WASHINGTON, DC—Standard & Poor's has agreed to a one-year suspension from rating conduit CMBS transactions, the SEC said Wednesday. The ratings agency will also pay nearly $80 million to settle state and federal charges stemming from the methodology it used in eight 2011 deals.
In a separate statement, New York City-based S&P says it neither admitted nor denied wrongdoing in the settlements, although the SEC noted that the company admitted specific facts in settling the methodology charges. It says the settlements with the SEC and the attorneys general of New York and Massachusetts do not affect any outstanding S&P Ratings credit ratings, and that it “takes compliance with regulatory obligations very seriously and continues to make investments in people and technology to strengthen its controls and risk management throughout the organization.”
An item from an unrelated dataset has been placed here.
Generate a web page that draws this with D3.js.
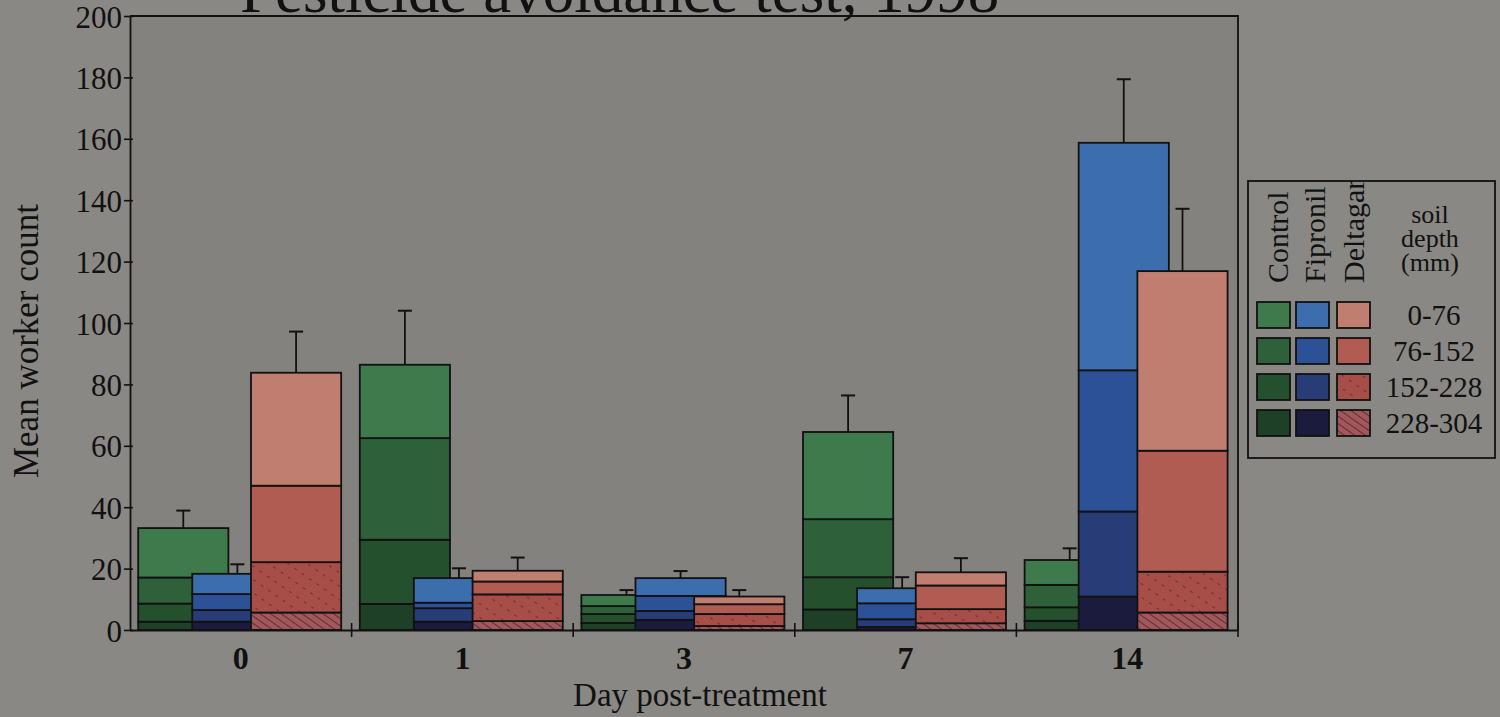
<!DOCTYPE html>
<html>
<head>
<meta charset="utf-8">
<script src="https://cdn.jsdelivr.net/npm/d3@7"></script>
<style>
  html, body { margin: 0; padding: 0; background: #8a8884; }
  svg { display: block; }
  text { font-family: "Liberation Serif", "Times New Roman", serif; fill: #111; }
</style>
</head>
<body>
<script>
// Days after treatment (x categories) and soil depth classes
const days = ["0", "1", "3", "7", "14"];
const depths = ["0-76", "76-152", "152-228", "228-304"];
const treatments = ["Control", "Fipronil", "Deltagard"];
const yTicks = [0, 20, 40, 60, 80, 100, 120, 140, 160, 180, 200];

// Mean worker count per day, split by depth: [0-76, 76-152, 152-228, 228-304]
const controlCounts = [
  [16.1, 8.5, 5.9, 2.7],
  [23.9, 33.1, 20.9, 8.5],
  [3.6, 2.6, 2.9, 2.3],
  [28.4, 18.9, 10.5, 6.7],
  [8.1, 7.3, 4.4, 3.0]
];
const fipronilCounts = [
  [6.6, 5.2, 3.8, 2.7],
  [8.0, 1.8, 4.4, 2.7],
  [5.8, 4.9, 2.9, 3.3],
  [4.9, 5.2, 2.5, 1.0],
  [74.1, 46.0, 27.7, 10.9]
];
const deltagardCounts = [
  [36.8, 24.9, 16.4, 5.7],
  [3.5, 4.2, 8.7, 2.9],
  [2.5, 3.2, 3.9, 1.3],
  [4.3, 7.7, 4.6, 2.2],
  [58.5, 39.4, 13.3, 5.7]
];

// Standard error of the total count, per day
const controlErr = [5.7, 17.6, 1.6, 11.9, 3.8];
const fipronilErr = [3.1, 3.2, 2.3, 3.6, 20.7];
const deltagardErr = [13.4, 4.3, 2.1, 4.6, 20.3];

const counts = [controlCounts, fipronilCounts, deltagardCounts];
const errors = [controlErr, fipronilErr, deltagardErr];

// Fill per treatment, shallow to deep
const palette = [
  ["#3f7a4c", "#2e6139", "#24502e", "#1d4027"],
  ["#3c6eae", "#2d5196", "#283d78", "#1b1b3e"],
  ["#bf7e6f", "#b05c52", "#a84e48", "#a2575b"]
];

const W = 1500, H = 717;
const plot = { left: 130, right: 1238, top: 16, bottom: 630 };

const svg = d3.select("body").append("svg")
  .attr("width", W).attr("height", H);

// hatching used for the deep Deltagard layers
const defs = svg.append("defs");
const hatchDense = defs.append("pattern")
  .attr("id", "hatch-dense").attr("patternUnits", "userSpaceOnUse")
  .attr("width", 6).attr("height", 6)
  .attr("patternTransform", "rotate(-55)");
hatchDense.append("rect").attr("width", 6).attr("height", 6).attr("fill", palette[2][3]);
hatchDense.append("line").attr("x1", 0).attr("y1", 0).attr("x2", 0).attr("y2", 6)
  .attr("stroke", "#3a2025").attr("stroke-width", 1.4);

const hatchSparse = defs.append("pattern")
  .attr("id", "hatch-sparse").attr("patternUnits", "userSpaceOnUse")
  .attr("width", 11).attr("height", 9)
  .attr("patternTransform", "rotate(-55)");
hatchSparse.append("rect").attr("width", 11).attr("height", 9).attr("fill", palette[2][2]);
hatchSparse.append("line").attr("x1", 0).attr("y1", 0).attr("x2", 0).attr("y2", 3)
  .attr("stroke", "#3a2025").attr("stroke-width", 1.2);

function fillFor(t, k) {
  if (t === 2 && k === 3) return "url(#hatch-dense)";
  if (t === 2 && k === 2) return "url(#hatch-sparse)";
  return palette[t][k];
}

// background and plot area
svg.append("rect").attr("width", W).attr("height", H).attr("fill", "#8a8884");
svg.append("rect")
  .attr("x", plot.left).attr("y", plot.top)
  .attr("width", plot.right - plot.left).attr("height", plot.bottom - plot.top)
  .attr("fill", "#84827e");

// title, partly above the page edge
svg.append("text")
  .attr("x", 240).attr("y", 12)
  .attr("font-size", 63)
  .text("Pesticide avoidance test, 1998");

const x = d3.scaleBand().domain(days).range([plot.left, plot.right]).padding(0);
const y = d3.scaleLinear().domain([0, 200]).range([plot.bottom, plot.top]);

// position of each treatment bar inside a day's band
const barOffset = [0.037, 0.281, 0.546];
const barWidth = 0.407;

// stack from deepest layer at the bottom to shallowest at the top
const stackKeys = depths.slice().reverse();
const stack = d3.stack().keys(stackKeys);

treatments.forEach((name, t) => {
  const rows = days.map((day, i) => {
    const r = { day };
    depths.forEach((dep, k) => { r[dep] = counts[t][i][k]; });
    return r;
  });
  const series = stack(rows);
  const g = svg.append("g").attr("class", "treatment-" + name);
  series.forEach(s => {
    const k = depths.indexOf(s.key);
    g.selectAll(null).data(s).join("rect")
      .attr("x", d => x(d.data.day) + barOffset[t] * x.bandwidth())
      .attr("width", barWidth * x.bandwidth())
      .attr("y", d => y(d[1]))
      .attr("height", d => y(d[0]) - y(d[1]))
      .attr("fill", fillFor(t, k))
      .attr("stroke", "#111")
      .attr("stroke-width", 1.8);
  });
  // error bars
  const top = series[series.length - 1];
  const eg = g.append("g");
  top.forEach((d, i) => {
    const cx = x(d.data.day) + (barOffset[t] + barWidth / 2) * x.bandwidth();
    const yTop = y(d[1] + errors[t][i]);
    eg.append("line")
      .attr("x1", cx).attr("x2", cx).attr("y1", y(d[1])).attr("y2", yTop)
      .attr("stroke", "#111").attr("stroke-width", 1.8);
    eg.append("line")
      .attr("x1", cx - 7).attr("x2", cx + 7).attr("y1", yTop).attr("y2", yTop)
      .attr("stroke", "#111").attr("stroke-width", 2);
  });
});

// frame: top and right edges
svg.append("path")
  .attr("d", `M${plot.left},${plot.top}H${plot.right}V${plot.bottom}`)
  .attr("fill", "none").attr("stroke", "#111").attr("stroke-width", 1.8);

// y axis
const yAxis = svg.append("g")
  .attr("transform", `translate(${plot.left},0)`)
  .call(d3.axisLeft(y).tickValues(yTicks).tickSizeInner(6).tickSizeOuter(0).tickPadding(2));
yAxis.select(".domain").attr("stroke", "#111").attr("stroke-width", 1.8);
yAxis.selectAll(".tick line").attr("x1", 3).attr("stroke", "#111").attr("stroke-width", 1.6);
yAxis.selectAll(".tick text")
  .attr("font-family", "Liberation Serif, serif").attr("font-size", 31).attr("fill", "#111")
  .attr("dy", "0.36em");

// x axis: labels at band centres, ticks at band boundaries
const xAxis = svg.append("g")
  .attr("transform", `translate(0,${plot.bottom})`)
  .call(d3.axisBottom(x).tickSize(0).tickPadding(12));
xAxis.select(".domain").attr("stroke", "#111").attr("stroke-width", 1.8);
xAxis.selectAll(".tick text")
  .attr("font-family", "Liberation Serif, serif").attr("font-size", 32)
  .attr("font-weight", "bold").attr("fill", "#111")
  .attr("dy", "0.85em");
const boundaries = days.slice(1).map(d => x(d)).concat([plot.right]);
svg.append("g").selectAll("line").data(boundaries).join("line")
  .attr("x1", d => d).attr("x2", d => d)
  .attr("y1", plot.bottom - 7).attr("y2", plot.bottom + 7)
  .attr("stroke", "#111").attr("stroke-width", 1.6);

// axis titles
svg.append("text")
  .attr("transform", `translate(38,${(plot.top + plot.bottom) / 2 + 18}) rotate(-90)`)
  .attr("text-anchor", "middle").attr("font-size", 35)
  .text("Mean worker count");
svg.append("text")
  .attr("x", 700).attr("y", 706)
  .attr("text-anchor", "middle").attr("font-size", 33)
  .text("Day post-treatment");

// legend
const lg = { x: 1248, y: 181, w: 247, h: 277 };
defs.append("clipPath").attr("id", "legend-clip")
  .append("rect").attr("x", lg.x).attr("y", lg.y).attr("width", lg.w).attr("height", lg.h);
const legend = svg.append("g");
legend.append("rect")
  .attr("x", lg.x).attr("y", lg.y).attr("width", lg.w).attr("height", lg.h)
  .attr("fill", "#8a8884").attr("stroke", "#111").attr("stroke-width", 1.8);
const lgInner = legend.append("g").attr("clip-path", "url(#legend-clip)");

const colX = [1257, 1296, 1337];
const labelBase = [1288, 1325, 1364];
treatments.forEach((name, t) => {
  lgInner.append("text")
    .attr("transform", `translate(${labelBase[t]},283) rotate(-90)`)
    .attr("font-size", 30)
    .text(name);
  depths.forEach((dep, k) => {
    lgInner.append("rect")
      .attr("x", colX[t]).attr("y", 302 + k * 36)
      .attr("width", 33).attr("height", 26)
      .attr("fill", fillFor(t, k))
      .attr("stroke", "#111").attr("stroke-width", 1.8);
  });
});
depths.forEach((dep, k) => {
  lgInner.append("text")
    .attr("x", 1434).attr("y", 325 + k * 36)
    .attr("text-anchor", "middle").attr("font-size", 29)
    .text(dep);
});
["soil", "depth", "(mm)"].forEach((w, i) => {
  lgInner.append("text")
    .attr("x", 1430).attr("y", 223 + i * 24)
    .attr("text-anchor", "middle").attr("font-size", 26)
    .text(w);
});
</script>
</body>
</html>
The SEC, which calls its enforcement actions the first ever against a major ratings firm, says it issued three orders settling administrative proceedings against S&P. In one, S&P's public disclosures “affirmatively misrepresented” that it was using one approach to evaluate the debt service coverage ratio to rate six conduit fusion CMBS transactions and issue preliminary ratings on two others, while actually using a different, less conservative methodology for determining DSCR. The ratings agency received a Wells Notice this past July stemming from these '11 transactions.
The second order stemmed from S&P's 2012 publication of what the SEC calls “a false and misleading article” purporting to show that its new credit enhancement levels could withstand Great Depression-era levels of economic stress. A third order was issued in relation to what the SEC terms “internal controls failures” in S&P's surveillance of RMBS ratings between October 2012 and June 2014. S&P self-reported this particular misconduct to the SEC and cooperated with the investigation.
In addition to paying the SEC $58 million to settle the charges, S&P is also paying $12 million to New York State and $7 million to the Commonwealth of Massachusetts to settle parallel cases brought by the attorneys general of those states.